**WHAT THE TASK REQUIRES**:
Your task is to quote the material that follows, in full and exactly.
## begin INPUT DATA
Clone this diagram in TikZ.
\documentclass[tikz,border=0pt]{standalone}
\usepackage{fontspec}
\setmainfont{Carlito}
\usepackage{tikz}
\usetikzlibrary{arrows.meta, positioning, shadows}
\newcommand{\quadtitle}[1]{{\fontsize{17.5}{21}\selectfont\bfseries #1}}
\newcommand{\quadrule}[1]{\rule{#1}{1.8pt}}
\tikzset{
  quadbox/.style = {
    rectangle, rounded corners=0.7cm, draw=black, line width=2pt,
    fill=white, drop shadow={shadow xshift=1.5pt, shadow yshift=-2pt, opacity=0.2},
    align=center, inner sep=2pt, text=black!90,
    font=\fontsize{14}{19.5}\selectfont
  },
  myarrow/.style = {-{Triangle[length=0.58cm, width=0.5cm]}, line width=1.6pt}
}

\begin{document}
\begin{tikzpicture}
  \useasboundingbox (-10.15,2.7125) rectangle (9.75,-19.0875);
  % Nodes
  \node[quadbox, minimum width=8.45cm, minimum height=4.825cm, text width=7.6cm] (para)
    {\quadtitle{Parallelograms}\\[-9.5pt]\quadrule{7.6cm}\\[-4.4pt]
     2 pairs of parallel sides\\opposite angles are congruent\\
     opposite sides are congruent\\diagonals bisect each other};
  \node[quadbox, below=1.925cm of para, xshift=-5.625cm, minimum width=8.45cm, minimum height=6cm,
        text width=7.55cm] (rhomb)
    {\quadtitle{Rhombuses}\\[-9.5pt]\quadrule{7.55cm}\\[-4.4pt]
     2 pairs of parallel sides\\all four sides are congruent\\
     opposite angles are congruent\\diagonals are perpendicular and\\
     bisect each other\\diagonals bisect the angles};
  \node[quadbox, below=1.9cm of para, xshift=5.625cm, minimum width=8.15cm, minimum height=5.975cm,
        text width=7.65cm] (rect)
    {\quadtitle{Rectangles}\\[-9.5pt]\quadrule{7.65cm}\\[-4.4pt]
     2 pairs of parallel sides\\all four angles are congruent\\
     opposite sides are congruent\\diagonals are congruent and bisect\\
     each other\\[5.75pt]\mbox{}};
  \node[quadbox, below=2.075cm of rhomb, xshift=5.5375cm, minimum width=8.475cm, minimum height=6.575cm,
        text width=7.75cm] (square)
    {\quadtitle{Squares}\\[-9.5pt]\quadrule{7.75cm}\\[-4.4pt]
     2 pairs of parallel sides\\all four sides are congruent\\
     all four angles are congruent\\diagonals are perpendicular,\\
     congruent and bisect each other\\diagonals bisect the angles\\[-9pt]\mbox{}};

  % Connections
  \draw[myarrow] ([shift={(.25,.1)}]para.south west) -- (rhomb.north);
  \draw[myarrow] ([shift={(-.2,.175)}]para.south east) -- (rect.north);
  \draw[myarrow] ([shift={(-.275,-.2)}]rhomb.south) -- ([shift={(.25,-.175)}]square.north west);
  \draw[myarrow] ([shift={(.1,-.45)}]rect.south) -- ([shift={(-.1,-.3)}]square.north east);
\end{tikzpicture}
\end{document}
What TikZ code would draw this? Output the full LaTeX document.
## end INPUT DATA
**RESULT FOR THIS TASK**:
Clone this diagram in TikZ.
\documentclass[tikz,border=0pt]{standalone}
\usepackage{fontspec}
\setmainfont{Carlito}
\usepackage{tikz}
\usetikzlibrary{arrows.meta, positioning, shadows}
\newcommand{\quadtitle}[1]{{\fontsize{17.5}{21}\selectfont\bfseries #1}}
\newcommand{\quadrule}[1]{\rule{#1}{1.8pt}}
\tikzset{
  quadbox/.style = {
    rectangle, rounded corners=0.7cm, draw=black, line width=2pt,
    fill=white, drop shadow={shadow xshift=1.5pt, shadow yshift=-2pt, opacity=0.2},
    align=center, inner sep=2pt, text=black!90,
    font=\fontsize{14}{19.5}\selectfont
  },
  myarrow/.style = {-{Triangle[length=0.58cm, width=0.5cm]}, line width=1.6pt}
}

\begin{document}
\begin{tikzpicture}
  \useasboundingbox (-10.15,2.7125) rectangle (9.75,-19.0875);
  % Nodes
  \node[quadbox, minimum width=8.45cm, minimum height=4.825cm, text width=7.6cm] (para)
    {\quadtitle{Parallelograms}\\[-9.5pt]\quadrule{7.6cm}\\[-4.4pt]
     2 pairs of parallel sides\\opposite angles are congruent\\
     opposite sides are congruent\\diagonals bisect each other};
  \node[quadbox, below=1.925cm of para, xshift=-5.625cm, minimum width=8.45cm, minimum height=6cm,
        text width=7.55cm] (rhomb)
    {\quadtitle{Rhombuses}\\[-9.5pt]\quadrule{7.55cm}\\[-4.4pt]
     2 pairs of parallel sides\\all four sides are congruent\\
     opposite angles are congruent\\diagonals are perpendicular and\\
     bisect each other\\diagonals bisect the angles};
  \node[quadbox, below=1.9cm of para, xshift=5.625cm, minimum width=8.15cm, minimum height=5.975cm,
        text width=7.65cm] (rect)
    {\quadtitle{Rectangles}\\[-9.5pt]\quadrule{7.65cm}\\[-4.4pt]
     2 pairs of parallel sides\\all four angles are congruent\\
     opposite sides are congruent\\diagonals are congruent and bisect\\
     each other\\[5.75pt]\mbox{}};
  \node[quadbox, below=2.075cm of rhomb, xshift=5.5375cm, minimum width=8.475cm, minimum height=6.575cm,
        text width=7.75cm] (square)
    {\quadtitle{Squares}\\[-9.5pt]\quadrule{7.75cm}\\[-4.4pt]
     2 pairs of parallel sides\\all four sides are congruent\\
     all four angles are congruent\\diagonals are perpendicular,\\
     congruent and bisect each other\\diagonals bisect the angles\\[-9pt]\mbox{}};

  % Connections
  \draw[myarrow] ([shift={(.25,.1)}]para.south west) -- (rhomb.north);
  \draw[myarrow] ([shift={(-.2,.175)}]para.south east) -- (rect.north);
  \draw[myarrow] ([shift={(-.275,-.2)}]rhomb.south) -- ([shift={(.25,-.175)}]square.north west);
  \draw[myarrow] ([shift={(.1,-.45)}]rect.south) -- ([shift={(-.1,-.3)}]square.north east);
\end{tikzpicture}
\end{document}
What TikZ code would draw this? Output the full LaTeX document.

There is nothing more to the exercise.